TEATRO: ‘Nunca he estado en Dublín’, la realidad que elegimos creer

 

En el Teatro Pavón se está gestando algo más que una simple comedia. Nunca he estado en Dublín, de Markos Goikolea, bajo la dirección de Mireia Gabilondo, es una de esas obras que, entre carcajadas, nos lanza preguntas incómodas. La risa es el vehículo, pero el destino final es la reflexión. Y es que, más allá de sus escenas hilarantes y su ritmo desenfrenado, la obra plantea cuestiones fundamentales sobre la percepción y la construcción de la realidad en el seno de nuestras relaciones más cercanas.

La trama nos sitúa en una cena de Navidad aparentemente convencional, donde la familia Amesti se reúne tras tres años de separación. El detonante del caos es la llegada de Elena con Cindy, su novia irlandesa. Sin embargo, hay un pequeño detalle: Cindy no existe. Es un personaje invisible, una construcción mental de Elena que descoloca a todos. Y a partir de ahí, la obra juega con la delgada línea entre aceptar la realidad de los demás o intentar imponer la propia. Nos obliga a preguntarnos si nuestra percepción de los hechos es realmente objetiva o si está condicionada por nuestras expectativas y prejuicios.

 

Un retrato de familia tan incómodo como necesario

La genialidad de Nunca he estado en Dublín no radica solo en su premisa, sino en su ejecución. La familia Amesti no es solo un reflejo de un hogar concreto, sino un microcosmos de nuestras propias contradicciones. ¿Cuántas veces aceptamos lo que nos conviene y rechazamos lo que desafía nuestra visión del mundo?
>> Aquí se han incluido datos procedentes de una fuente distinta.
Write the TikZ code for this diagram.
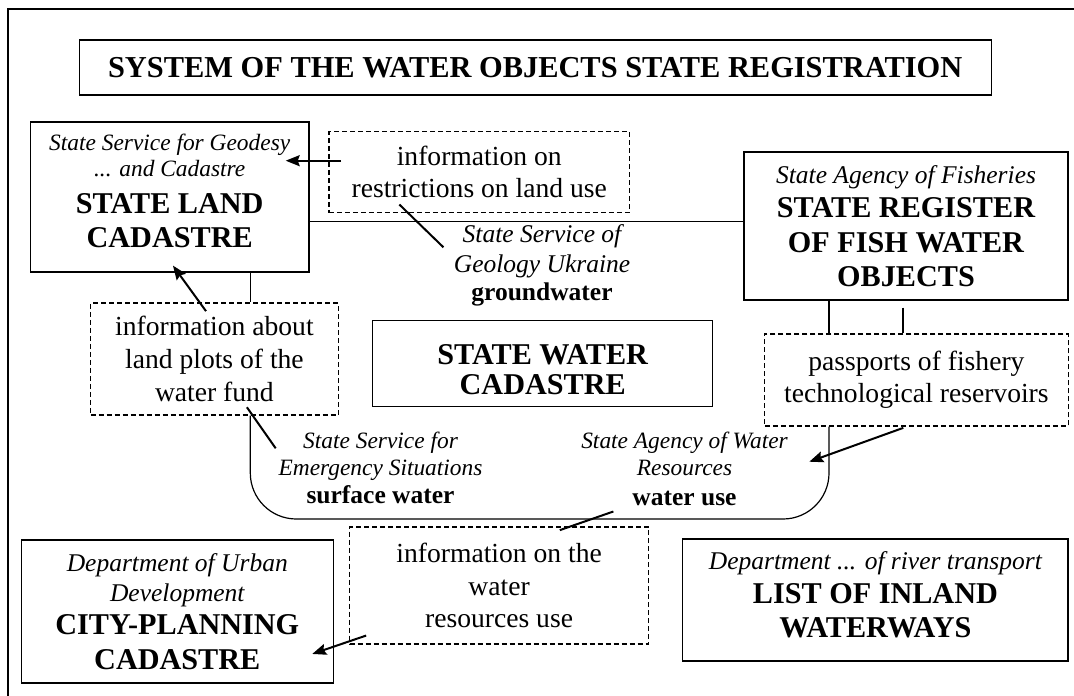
\documentclass[tikz,border=0pt]{standalone}
\usepackage{fontspec}
\setmainfont{Liberation Serif}
\usetikzlibrary{arrows.meta,positioning}

\newcommand{\orgit}{\fontsize{12.75}{13}\selectfont\mdseries\itshape}
\newcommand{\srcit}{\fontsize{11.7}{13}\selectfont\mdseries\itshape}
\newcommand{\kindbf}{\fontsize{12.75}{13}\selectfont\bfseries\upshape}

\begin{document}
\begin{tikzpicture}[x=0.5pt,y=-0.5pt,
	reg/.style={draw,line width=0.65pt,inner sep=0pt,align=center,font=\fontsize{15.1}{13}\selectfont\bfseries},
	info/.style={draw,dash pattern=on 2.5pt off 1.5pt,line width=0.55pt,inner sep=0pt,align=center,font=\fontsize{13.8}{13}\selectfont},
	src/.style={inner sep=0pt,align=center,font=\srcit},
	link/.style={line width=0.6pt},
	tie/.style={line width=1pt},
	arr/.style={line width=1pt,-{Stealth[length=7pt,width=5.5pt,inset=1pt]}}]
				\useasboundingbox (0,0) rectangle (1074,695);
				\clip (0,0) rectangle (1074,695);
				\draw[line width=1pt] (8.3,9.3) rectangle (1100,720);
				% registers
				\node[reg,minimum width=456pt,minimum height=27.5pt,font=\fontsize{15.2}{13}\selectfont\bfseries] (title) at (535.2,67.5) {SYSTEM OF THE WATER OBJECTS STATE REGISTRATION};
				\node[reg,minimum width=139.35pt,minimum height=75pt,text depth=6.5pt] (land) at (169.7,197) {\srcit State Service for Geodesy\\ \srcit ... and Cadastre\\[5.5pt] STATE LAND\\[4pt] CADASTRE};
				\node[reg,minimum width=162pt,minimum height=74pt] (fish) at (906,226) {\orgit State Agency of Fisheries\\[4pt] STATE REGISTER\\[4.5pt] OF FISH WATER\\[4pt] OBJECTS};
				\node[reg,minimum width=170pt,minimum height=43pt,text height=31pt] (watercad) at (542.7,363.7) {STATE WATER\\[2pt] CADASTRE};
				\node[reg,minimum width=156pt,minimum height=71.5pt] (city) at (177.3,611.5) {\orgit Department of Urban\\[2pt] \orgit Development\\[3.5pt] CITY-PLANNING\\[4.5pt] CADASTRE};
				\node[reg,minimum width=192.6pt,minimum height=61pt,text depth=5pt] (inland) at (875.4,600) {\orgit Department ... of river transport\\[4pt] LIST OF INLAND\\[4pt] WATERWAYS};
				% information flows
				\node[info,minimum width=150.25pt,minimum height=40.4pt] (restr) at (479.2,172.1) {information on\\[3pt] restrictions on land use};
				\node[info,minimum width=123.8pt,minimum height=56pt] (plots) at (214.4,359) {information about\\[3.5pt] land plots of the\\[3.5pt] water fund};
				\node[info,minimum width=151.65pt,minimum height=46pt] (passports) at (916.4,380) {passports of fishery\\[3pt] technological reservoirs};
				\node[info,minimum width=149.6pt,minimum height=58.5pt] (resuse) at (499.1,585.5) {information on the\\[3.25pt] water\\[3.25pt] resources use};
				% water kinds
				\node[src,font=\orgit] (geol) at (542,265) {State Service of\\[2pt] Geology Ukraine\\[1pt] \kindbf groundwater};
				\node[src] (emerg) at (380.5,467.5) {State Service for\\[0.5pt] Emergency Situations\\[1pt] \kindbf surface water};
				\node[src] (wres) at (684.5,468.5) {State Agency of Water\\[0.5pt] Resources\\[2pt] \kindbf water use};
				% ring round the water cadastre
				\coordinate (ringbase) at (0,519);
				\coordinate (plotsfoot) at ([xshift=17.95pt]plots.south);
				\coordinate (pondfoot) at ([xshift=-43.7pt]passports.south);
				\draw[link] ([yshift=-12.35pt]land.east) -- ([yshift=-12.35pt]land.east -| fish.west);
				\draw[link] ([xshift=40.3pt]land.south) -- ([xshift=40.3pt]land.south |- plots.north);
				\draw[link,rounded corners=23pt] (plotsfoot) -- (plotsfoot |- ringbase) -- (pondfoot |- ringbase) -- (pondfoot);
				\draw[link] ([xshift=-38.5pt]fish.south) -- ([xshift=-38.5pt]fish.south |- passports.north);
				\draw[line width=1.3pt] ([xshift=-1.5pt,yshift=-3.5pt]fish.south) -- ([xshift=-1.5pt]fish.south |- passports.north);
				% arrows
				\draw[arr] ([xshift=6.35pt,yshift=5.7pt]restr.west) -- ([xshift=-12pt,yshift=5.7pt]restr.west -| land.east);
				\draw[arr] ([xshift=-4.2pt,yshift=-4.35pt]plots.north) -- ([xshift=1.65pt,yshift=3.5pt]land.south);
				\draw[arr] ([xshift=-6.55pt,yshift=-0.65pt]passports.south) -- ([xshift=10.6pt,yshift=3.4pt]wres.east);
				\draw[arr] ([xshift=8.6pt,yshift=4.5pt]resuse.south west) -- ([xshift=-10.85pt,yshift=14.85pt]city.south east);
				% pointers
				\draw[tie] ([xshift=-39.9pt,yshift=4.25pt]restr.south) -- ([xshift=-5pt,yshift=8.85pt]geol.west);
				\draw[tie] ([xshift=16.25pt,yshift=4.15pt]plots.south) -- ([xshift=-1.25pt,yshift=9.6pt]emerg.west);
				\draw[tie] ([xshift=-35.55pt,yshift=-2.85pt]wres.south) -- ([xshift=30.35pt,yshift=-1.85pt]resuse.north);
			\end{tikzpicture}
\end{document}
A medida que avanza la historia, cada personaje se enfrenta a su propia lucha interna entre la necesidad de imponer su realidad y la posibilidad de aceptar la de los demás.

Eva Hache lidera el reparto con una naturalidad aplastante. Su humor ácido y su capacidad para habitar personajes complejos hacen de su interpretación un imán para la audiencia. Carolina Rubio, Iñigo Aranburu e Iñigo Azpitarte completan un elenco que se mueve con precisión entre el absurdo y la verdad emocional. Cada uno aporta una capa adicional de profundidad a la historia, mostrando cómo la convivencia familiar está llena de pequeños desencuentros, expectativas no cumplidas y secretos guardados.

 

La comedia como espejo deformado de nuestra realidad

El humor de Goikolea es punzante, casi cruel en algunos momentos. Nos reímos, sí, pero muchas veces con la incomodidad de quien se reconoce en el espejo. ¿Hasta dónde llega nuestra capacidad para aceptar la realidad de los demás? ¿Dónde está el límite entre la empatía y la autoimposición? La obra nos desafía a dejar de lado nuestras certezas y abrirnos a otras formas de entender el mundo, aunque eso signifique poner en jaque nuestras creencias más arraigadas.

La dirección de Mireia Gabilondo subraya esta dualidad con una puesta en escena que juega con la invisibilidad y lo tangible. Cindy, el personaje que no está, se convierte en el centro gravitacional de la obra. Su ausencia nos obliga a cuestionar quién tiene realmente el poder de definir lo que es real. La tensión que se genera en la escena, combinada con la agudeza del texto, mantiene al espectador atrapado en una historia donde la risa y la reflexión van de la mano.

 

Una obra que incomoda porque nos retrata

Nunca he estado en Dublín no pretende dar respuestas, pero sí sembrar dudas. En un mundo donde la percepción de la realidad es cada vez más moldeable, esta obra nos recuerda que la verdad no siempre es una, sino tantas como personas la habitan. La comedia se convierte en una herramienta poderosa para desmontar nuestras certezas y hacer visibles las fisuras en nuestra manera de relacionarnos con los demás.

Salimos del teatro con la sensación de haber presenciado algo más que una comedia. Salimos con preguntas. Y quizás, con la necesidad de dejar un asiento libre en nuestra mesa para aquello que aún no entendemos, pero que merece ser escuchado. Porque, al final, lo que define nuestra convivencia no es tanto la verdad absoluta, sino nuestra capacidad para aceptar las verdades de los demás.